■ WHAT IS EXPECTED:
Copy the data below exactly, omitting any picture it contains.

■ ■ ■

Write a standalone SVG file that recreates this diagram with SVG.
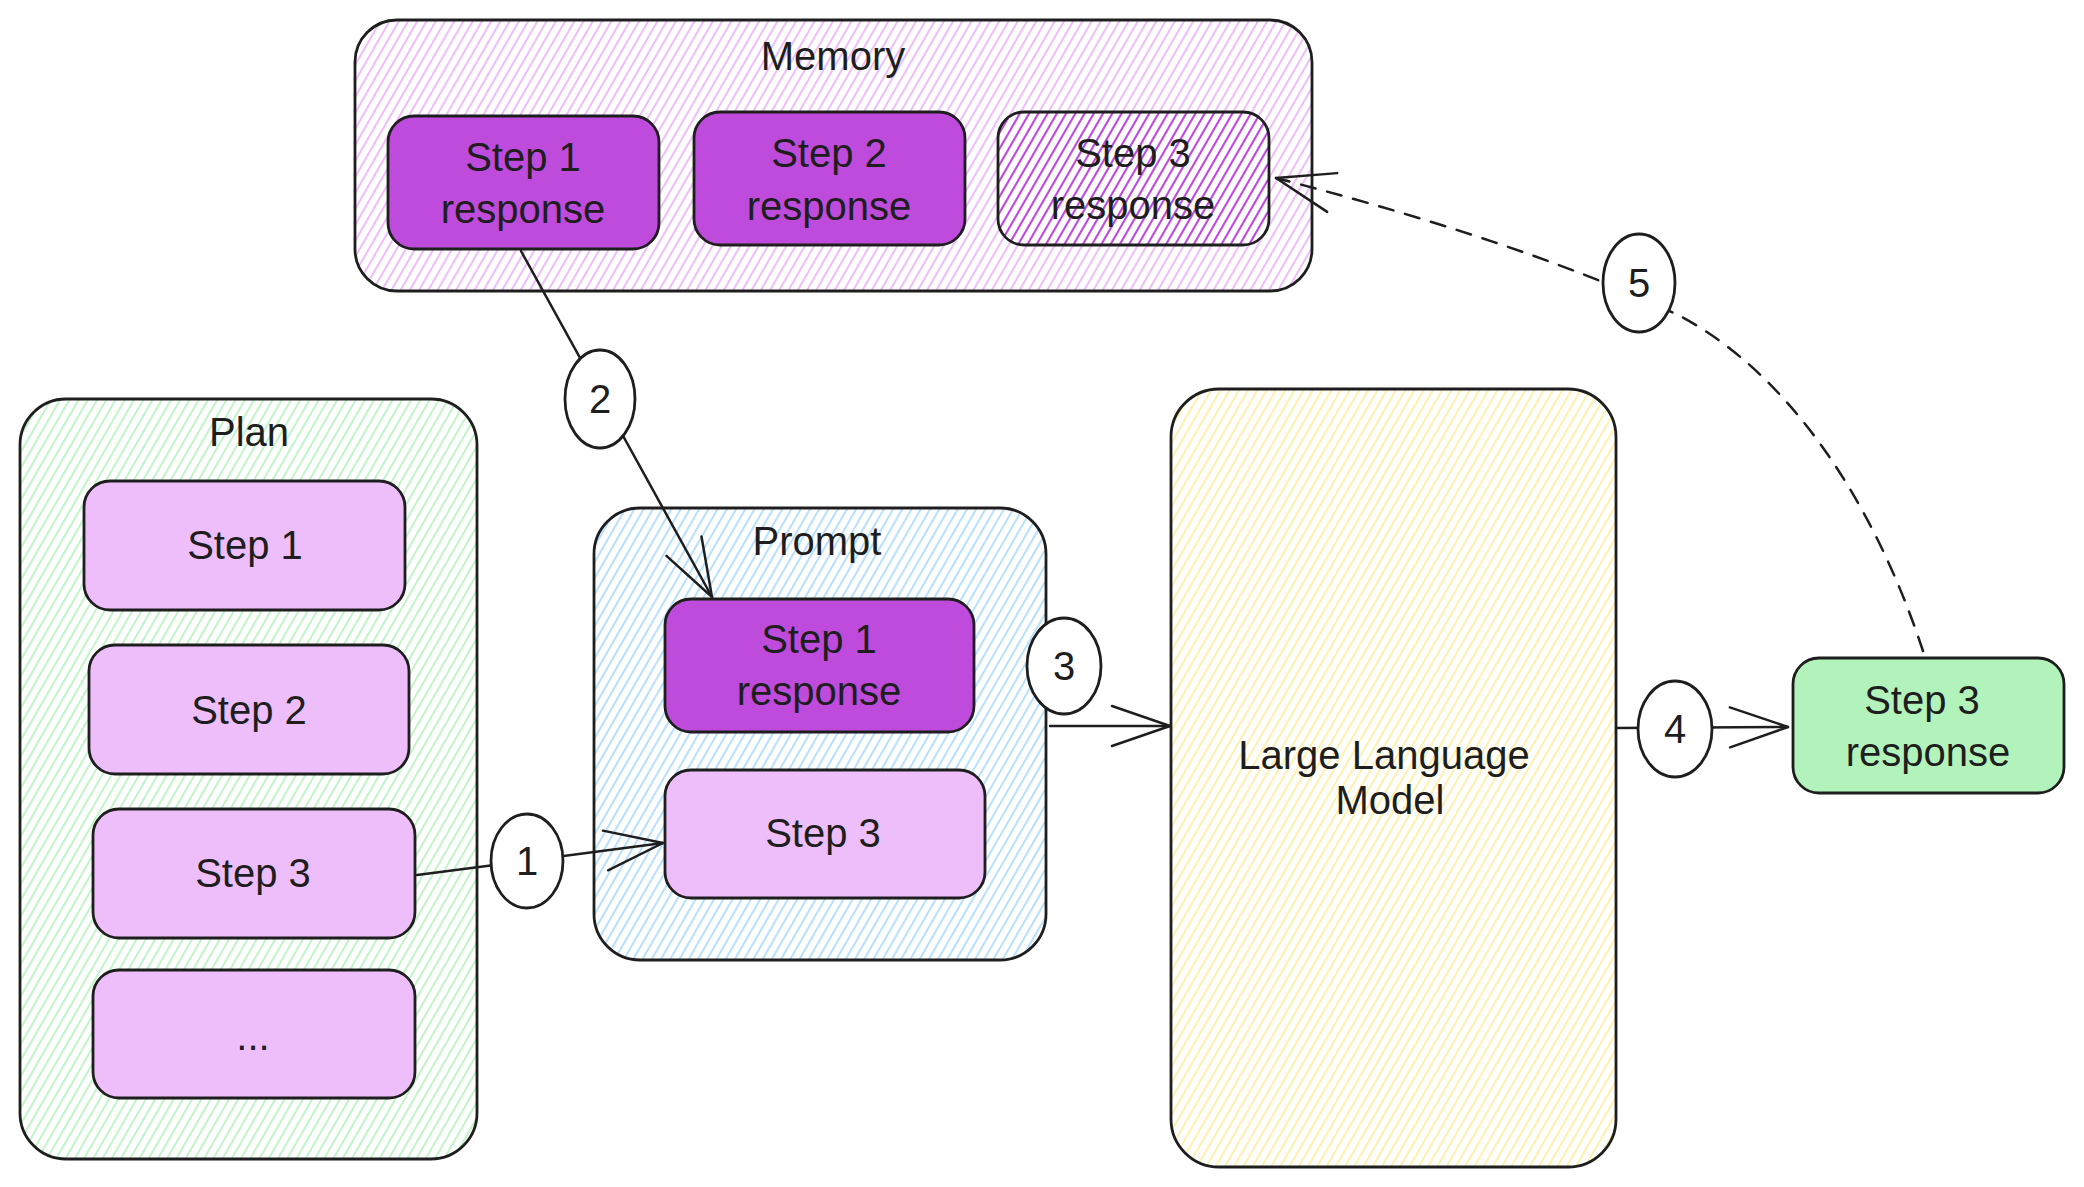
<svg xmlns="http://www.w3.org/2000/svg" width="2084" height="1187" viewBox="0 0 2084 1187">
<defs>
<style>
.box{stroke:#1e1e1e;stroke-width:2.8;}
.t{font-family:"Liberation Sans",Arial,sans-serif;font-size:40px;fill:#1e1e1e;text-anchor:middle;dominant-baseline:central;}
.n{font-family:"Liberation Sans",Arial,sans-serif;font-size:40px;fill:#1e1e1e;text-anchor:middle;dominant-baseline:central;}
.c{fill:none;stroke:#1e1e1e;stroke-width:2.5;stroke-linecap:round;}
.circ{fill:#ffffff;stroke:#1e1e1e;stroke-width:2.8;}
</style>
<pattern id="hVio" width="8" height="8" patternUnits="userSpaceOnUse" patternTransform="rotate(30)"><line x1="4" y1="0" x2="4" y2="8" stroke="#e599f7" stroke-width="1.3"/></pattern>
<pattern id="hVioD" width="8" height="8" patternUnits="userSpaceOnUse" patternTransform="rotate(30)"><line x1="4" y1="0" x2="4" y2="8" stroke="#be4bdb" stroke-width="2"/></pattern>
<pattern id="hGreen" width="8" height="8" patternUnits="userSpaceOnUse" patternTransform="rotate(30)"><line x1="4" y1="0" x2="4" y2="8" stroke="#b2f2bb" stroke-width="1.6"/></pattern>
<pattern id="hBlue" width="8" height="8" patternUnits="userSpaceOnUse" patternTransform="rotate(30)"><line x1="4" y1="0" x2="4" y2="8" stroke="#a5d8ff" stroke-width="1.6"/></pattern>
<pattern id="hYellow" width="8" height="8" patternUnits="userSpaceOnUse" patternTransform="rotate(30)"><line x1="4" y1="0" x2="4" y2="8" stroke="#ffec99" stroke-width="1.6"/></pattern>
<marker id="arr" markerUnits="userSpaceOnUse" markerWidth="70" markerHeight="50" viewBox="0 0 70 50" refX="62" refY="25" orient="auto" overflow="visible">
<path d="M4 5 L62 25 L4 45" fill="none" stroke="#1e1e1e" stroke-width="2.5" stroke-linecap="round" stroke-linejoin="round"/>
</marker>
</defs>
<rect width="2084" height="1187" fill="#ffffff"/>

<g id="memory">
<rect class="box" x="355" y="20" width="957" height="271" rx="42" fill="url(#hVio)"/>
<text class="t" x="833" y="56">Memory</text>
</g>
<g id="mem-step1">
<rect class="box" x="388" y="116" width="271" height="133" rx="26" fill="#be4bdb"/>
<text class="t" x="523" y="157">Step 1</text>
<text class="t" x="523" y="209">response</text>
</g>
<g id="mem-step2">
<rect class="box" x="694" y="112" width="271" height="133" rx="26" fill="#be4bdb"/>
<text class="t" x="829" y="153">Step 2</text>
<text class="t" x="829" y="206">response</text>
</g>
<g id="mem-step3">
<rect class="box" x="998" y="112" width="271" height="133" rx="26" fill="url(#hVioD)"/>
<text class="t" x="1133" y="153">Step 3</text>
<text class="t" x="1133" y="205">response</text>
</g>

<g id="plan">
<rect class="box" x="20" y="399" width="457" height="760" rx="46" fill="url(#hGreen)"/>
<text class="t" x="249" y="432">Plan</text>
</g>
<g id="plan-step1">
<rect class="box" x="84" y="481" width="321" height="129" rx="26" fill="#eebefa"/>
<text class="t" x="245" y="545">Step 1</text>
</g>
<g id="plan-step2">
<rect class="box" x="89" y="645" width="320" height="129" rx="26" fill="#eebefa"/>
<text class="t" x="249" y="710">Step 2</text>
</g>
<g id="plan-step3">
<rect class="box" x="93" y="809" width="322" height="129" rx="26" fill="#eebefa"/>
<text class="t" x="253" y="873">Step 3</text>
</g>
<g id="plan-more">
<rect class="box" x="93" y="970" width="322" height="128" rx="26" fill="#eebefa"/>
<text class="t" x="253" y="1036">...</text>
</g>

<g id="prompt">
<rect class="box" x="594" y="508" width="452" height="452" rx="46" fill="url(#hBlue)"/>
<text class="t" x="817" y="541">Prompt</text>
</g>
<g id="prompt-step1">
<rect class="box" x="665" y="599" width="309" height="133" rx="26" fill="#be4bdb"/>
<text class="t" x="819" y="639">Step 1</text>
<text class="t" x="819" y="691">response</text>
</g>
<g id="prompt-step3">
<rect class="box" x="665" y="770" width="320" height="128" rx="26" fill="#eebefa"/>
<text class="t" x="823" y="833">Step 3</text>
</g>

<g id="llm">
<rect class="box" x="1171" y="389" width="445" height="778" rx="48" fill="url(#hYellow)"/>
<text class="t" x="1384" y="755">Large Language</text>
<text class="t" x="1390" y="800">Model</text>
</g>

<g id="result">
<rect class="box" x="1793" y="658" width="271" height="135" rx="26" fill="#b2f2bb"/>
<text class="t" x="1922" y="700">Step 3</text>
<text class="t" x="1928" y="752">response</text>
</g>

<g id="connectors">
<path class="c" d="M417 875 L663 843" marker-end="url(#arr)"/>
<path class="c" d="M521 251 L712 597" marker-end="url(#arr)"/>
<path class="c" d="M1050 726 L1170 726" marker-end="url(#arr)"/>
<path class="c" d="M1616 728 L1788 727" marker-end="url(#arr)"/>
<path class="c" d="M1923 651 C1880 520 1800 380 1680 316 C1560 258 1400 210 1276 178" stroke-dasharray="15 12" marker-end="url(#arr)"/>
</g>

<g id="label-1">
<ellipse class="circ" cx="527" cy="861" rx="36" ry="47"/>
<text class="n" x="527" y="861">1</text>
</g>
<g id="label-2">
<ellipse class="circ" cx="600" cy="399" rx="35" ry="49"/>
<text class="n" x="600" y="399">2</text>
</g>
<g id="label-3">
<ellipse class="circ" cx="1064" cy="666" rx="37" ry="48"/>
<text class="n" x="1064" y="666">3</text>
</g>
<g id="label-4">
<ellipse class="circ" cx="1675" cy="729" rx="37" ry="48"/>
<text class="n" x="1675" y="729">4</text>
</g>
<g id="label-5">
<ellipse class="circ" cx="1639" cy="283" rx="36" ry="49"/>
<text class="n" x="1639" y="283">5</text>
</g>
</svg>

■ ■ ■

■ COMPLETED EXERCISE:
Write a standalone SVG file that recreates this diagram with SVG.
<svg xmlns="http://www.w3.org/2000/svg" width="2084" height="1187" viewBox="0 0 2084 1187">
<defs>
<style>
.box{stroke:#1e1e1e;stroke-width:2.8;}
.t{font-family:"Liberation Sans",Arial,sans-serif;font-size:40px;fill:#1e1e1e;text-anchor:middle;dominant-baseline:central;}
.n{font-family:"Liberation Sans",Arial,sans-serif;font-size:40px;fill:#1e1e1e;text-anchor:middle;dominant-baseline:central;}
.c{fill:none;stroke:#1e1e1e;stroke-width:2.5;stroke-linecap:round;}
.circ{fill:#ffffff;stroke:#1e1e1e;stroke-width:2.8;}
</style>
<pattern id="hVio" width="8" height="8" patternUnits="userSpaceOnUse" patternTransform="rotate(30)"><line x1="4" y1="0" x2="4" y2="8" stroke="#e599f7" stroke-width="1.3"/></pattern>
<pattern id="hVioD" width="8" height="8" patternUnits="userSpaceOnUse" patternTransform="rotate(30)"><line x1="4" y1="0" x2="4" y2="8" stroke="#be4bdb" stroke-width="2"/></pattern>
<pattern id="hGreen" width="8" height="8" patternUnits="userSpaceOnUse" patternTransform="rotate(30)"><line x1="4" y1="0" x2="4" y2="8" stroke="#b2f2bb" stroke-width="1.6"/></pattern>
<pattern id="hBlue" width="8" height="8" patternUnits="userSpaceOnUse" patternTransform="rotate(30)"><line x1="4" y1="0" x2="4" y2="8" stroke="#a5d8ff" stroke-width="1.6"/></pattern>
<pattern id="hYellow" width="8" height="8" patternUnits="userSpaceOnUse" patternTransform="rotate(30)"><line x1="4" y1="0" x2="4" y2="8" stroke="#ffec99" stroke-width="1.6"/></pattern>
<marker id="arr" markerUnits="userSpaceOnUse" markerWidth="70" markerHeight="50" viewBox="0 0 70 50" refX="62" refY="25" orient="auto" overflow="visible">
<path d="M4 5 L62 25 L4 45" fill="none" stroke="#1e1e1e" stroke-width="2.5" stroke-linecap="round" stroke-linejoin="round"/>
</marker>
</defs>
<rect width="2084" height="1187" fill="#ffffff"/>

<g id="memory">
<rect class="box" x="355" y="20" width="957" height="271" rx="42" fill="url(#hVio)"/>
<text class="t" x="833" y="56">Memory</text>
</g>
<g id="mem-step1">
<rect class="box" x="388" y="116" width="271" height="133" rx="26" fill="#be4bdb"/>
<text class="t" x="523" y="157">Step 1</text>
<text class="t" x="523" y="209">response</text>
</g>
<g id="mem-step2">
<rect class="box" x="694" y="112" width="271" height="133" rx="26" fill="#be4bdb"/>
<text class="t" x="829" y="153">Step 2</text>
<text class="t" x="829" y="206">response</text>
</g>
<g id="mem-step3">
<rect class="box" x="998" y="112" width="271" height="133" rx="26" fill="url(#hVioD)"/>
<text class="t" x="1133" y="153">Step 3</text>
<text class="t" x="1133" y="205">response</text>
</g>

<g id="plan">
<rect class="box" x="20" y="399" width="457" height="760" rx="46" fill="url(#hGreen)"/>
<text class="t" x="249" y="432">Plan</text>
</g>
<g id="plan-step1">
<rect class="box" x="84" y="481" width="321" height="129" rx="26" fill="#eebefa"/>
<text class="t" x="245" y="545">Step 1</text>
</g>
<g id="plan-step2">
<rect class="box" x="89" y="645" width="320" height="129" rx="26" fill="#eebefa"/>
<text class="t" x="249" y="710">Step 2</text>
</g>
<g id="plan-step3">
<rect class="box" x="93" y="809" width="322" height="129" rx="26" fill="#eebefa"/>
<text class="t" x="253" y="873">Step 3</text>
</g>
<g id="plan-more">
<rect class="box" x="93" y="970" width="322" height="128" rx="26" fill="#eebefa"/>
<text class="t" x="253" y="1036">...</text>
</g>

<g id="prompt">
<rect class="box" x="594" y="508" width="452" height="452" rx="46" fill="url(#hBlue)"/>
<text class="t" x="817" y="541">Prompt</text>
</g>
<g id="prompt-step1">
<rect class="box" x="665" y="599" width="309" height="133" rx="26" fill="#be4bdb"/>
<text class="t" x="819" y="639">Step 1</text>
<text class="t" x="819" y="691">response</text>
</g>
<g id="prompt-step3">
<rect class="box" x="665" y="770" width="320" height="128" rx="26" fill="#eebefa"/>
<text class="t" x="823" y="833">Step 3</text>
</g>

<g id="llm">
<rect class="box" x="1171" y="389" width="445" height="778" rx="48" fill="url(#hYellow)"/>
<text class="t" x="1384" y="755">Large Language</text>
<text class="t" x="1390" y="800">Model</text>
</g>

<g id="result">
<rect class="box" x="1793" y="658" width="271" height="135" rx="26" fill="#b2f2bb"/>
<text class="t" x="1922" y="700">Step 3</text>
<text class="t" x="1928" y="752">response</text>
</g>

<g id="connectors">
<path class="c" d="M417 875 L663 843" marker-end="url(#arr)"/>
<path class="c" d="M521 251 L712 597" marker-end="url(#arr)"/>
<path class="c" d="M1050 726 L1170 726" marker-end="url(#arr)"/>
<path class="c" d="M1616 728 L1788 727" marker-end="url(#arr)"/>
<path class="c" d="M1923 651 C1880 520 1800 380 1680 316 C1560 258 1400 210 1276 178" stroke-dasharray="15 12" marker-end="url(#arr)"/>
</g>

<g id="label-1">
<ellipse class="circ" cx="527" cy="861" rx="36" ry="47"/>
<text class="n" x="527" y="861">1</text>
</g>
<g id="label-2">
<ellipse class="circ" cx="600" cy="399" rx="35" ry="49"/>
<text class="n" x="600" y="399">2</text>
</g>
<g id="label-3">
<ellipse class="circ" cx="1064" cy="666" rx="37" ry="48"/>
<text class="n" x="1064" y="666">3</text>
</g>
<g id="label-4">
<ellipse class="circ" cx="1675" cy="729" rx="37" ry="48"/>
<text class="n" x="1675" y="729">4</text>
</g>
<g id="label-5">
<ellipse class="circ" cx="1639" cy="283" rx="36" ry="49"/>
<text class="n" x="1639" y="283">5</text>
</g>
</svg>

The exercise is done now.